I Fought the Law (And the Law Won)?

Synthesis Becomes Radicalization

The thesis of my answer to the take-home portion of my Evidence exam, as informed by my study of moral and political philosophy, my instruction in this semester's Legal Professions seminar, and my experience at the Legal Services Center:
The adversarial system is evil. The bar foisted it upon you before you had this whole 'democracy' thing sorted out, and we've kept it in place because it makes us richer and more powerful than you. If you know what's good for you, you'll start chipping away at attorney-client privilege right now.
So we'll see how that flies. The professor did seem to have a fondness for Jeremy Bentham's ranting about how awful the common law is, but that could have just been bemusement. Oh well.

Sunday, December 17, 2006

Person of the Year

Time Magazine says it's YOU since modern technology has made you all empowered and expressive. I'm sure Glenn Reynolds is wetting his pants with enthusiasm at the endorsement of his thesis.

So check out the story of one Person of the Year in particular, who did his generation proud when his teacher started spouting creationist and soteriological dogma in his public high school class - he made and shared recordings.

Sunlight is the best disinfectant, and it's getting easier to shine it into shady corners.

Moratoria are Passé

Gawker has a list of conversational cliches one must never again use. I for one welcome our new lexical overlords, and respect their authority.

Saturday, December 09, 2006

TAL PSA

This American Life, the incredibly good NPR radio show, is now available via podcast. If you have no idea what I'm talking about, just go over there tight now, and you can thank me later.

Psychosomatic

Where I come from winter isn't a season that settles in over you so much as a destination one can visit. Back home it gets a little cooler and a little rainier, but Winter proper stays up in the mountains where it belongs.

Last night I dreamt I was on a weekend ski trip, with all the hilarity and personal injury that entails, including the obligatory massive hangover in the mornings. Then when I woke up today (technically in the afternoon) I had an actual hangover, even though I didn't drink at all last night. It feels like getting the bill for someone else's credit card. Only instead of dollars, transactions are measured in pain.

Speaking of personal injury, I would totally wear this shirt to class.

Tuesday, December 05, 2006

Maverick


Speaking of trials, we had our introductory meeting for the intensive, three-week Trial Advocacy Workshop this afternoon. The instructor paced back and forth across Ames courtroom as he explained to the hundred-odd students what we were in for. It felt like a speech on the first day of flight school.
This will be the most intense academic period of your law school career. You will be forced to confront what is consistently found the most frightening situation in all of human experience: public speaking. I can personally guarantee that you will not be the same person at the end of this program that you were when you started it.
They make it clear that our training will be rigorous.
You will be expected to work hard every day, and show up prepared. You will work with your classmates. Some of them will be able to teach you just as much as we are. Because we are learning together, we will also be eating together, every day. We will regularly videotape your performance in class and review it for errors. By the end of the course, you will have conducted direct and cross examinations, made motions and objections, and argued two full cases in their entirety.
We are reminded as well of the stakes.
Your trials will be held with real judges, in real Massachusetts courthouses. The juries in your trials will not be other law students, or the families and friends of law students. They will be complete strangers, and they will be returning verdicts. Some of you will win, and some of you will lose.

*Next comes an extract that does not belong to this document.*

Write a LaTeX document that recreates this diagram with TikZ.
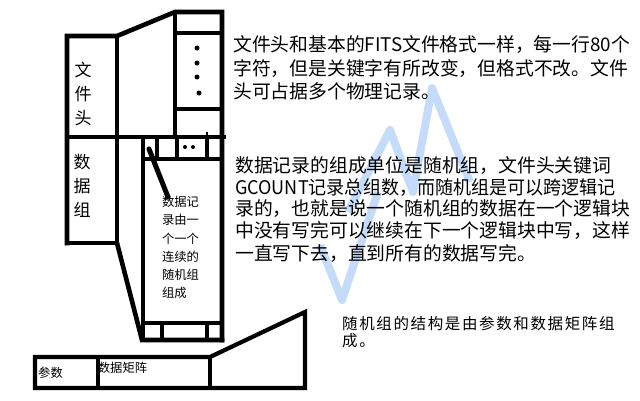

I'm pumped. I want to go watch Top Gun.

Doe v. Kamehameha

Summer Employer had just hired former Stanford Law dean Kathleen Sullivan to runs its appeallate program, and showed off by taking the summer class down to the courthouse on 8th street to watch her argue Doe v. Kamehameha before the 9th Circuit en banc. It was an impressive thing to watch, but none of us had any idea how it might come down. Turns out she won.

Monday, December 04, 2006

A Tale

This is the best internet message board post I have ever seen.

But I would like it, wouldn't I? It's all "meta" and stuff.

Puppy Love

It is a very silly joke, but I need one today. From McSweeney's, Recently Retired Federal Reserve Chairman Alan Greenspan Warns His New Puppy Against "Irrational Exuberance." A taste:
You could claim that a strong definition of rationality requires that I make improper assumptions about preferences, and that a weak definition forces me into the tautology of declaring that all choices must be rational because they were chosen. You could make these arguments, but I do not believe you will, because you are a puppy.

Saturday, December 02, 2006

The 1L Job Search


It's December now, which means 1Ls
can start applying for firm jobs for the summer. I got a lot of questions about the process last night when I showed up for the second half of
a California Club jobs panel / wine tasting. I'm no expert, but I know what happened for me.

I picked the markets I wanted to target (San Diego and San Francisco), sent a cover letter and a resume to every firm in those cities that was hiring 1Ls starting December 1st and had a litigation department. I knew that the yield for these things was very low, so I did very cursory research up front and tried to just maximize the number of chances I'd give myself. I didn't write a new cover letter every time - I just wrote one that had two sentences I'd customize to each firm.

My initial mass mailing (pictured) had close to forty envelopes, which resulted in one interview. That's about the rate of return I'd been told to expect. Because actual interviews were rare, I spent a lot of time researching the firm offering me one so I could make the most of that chance. Through sheer blind luck, they sounded like a great fit, and the interview went really well. When they gave me a job offer, I accepted immediately. I had another volley of mailings ready to send out on January 15 (or whenever the other date was that a lot of firms started taking 1L resumes) that I never sent.

The important thing to keep in mind is that you're taking a whole lot of low-percentage shots, but you only need one success. Going 1-for-100 is winning.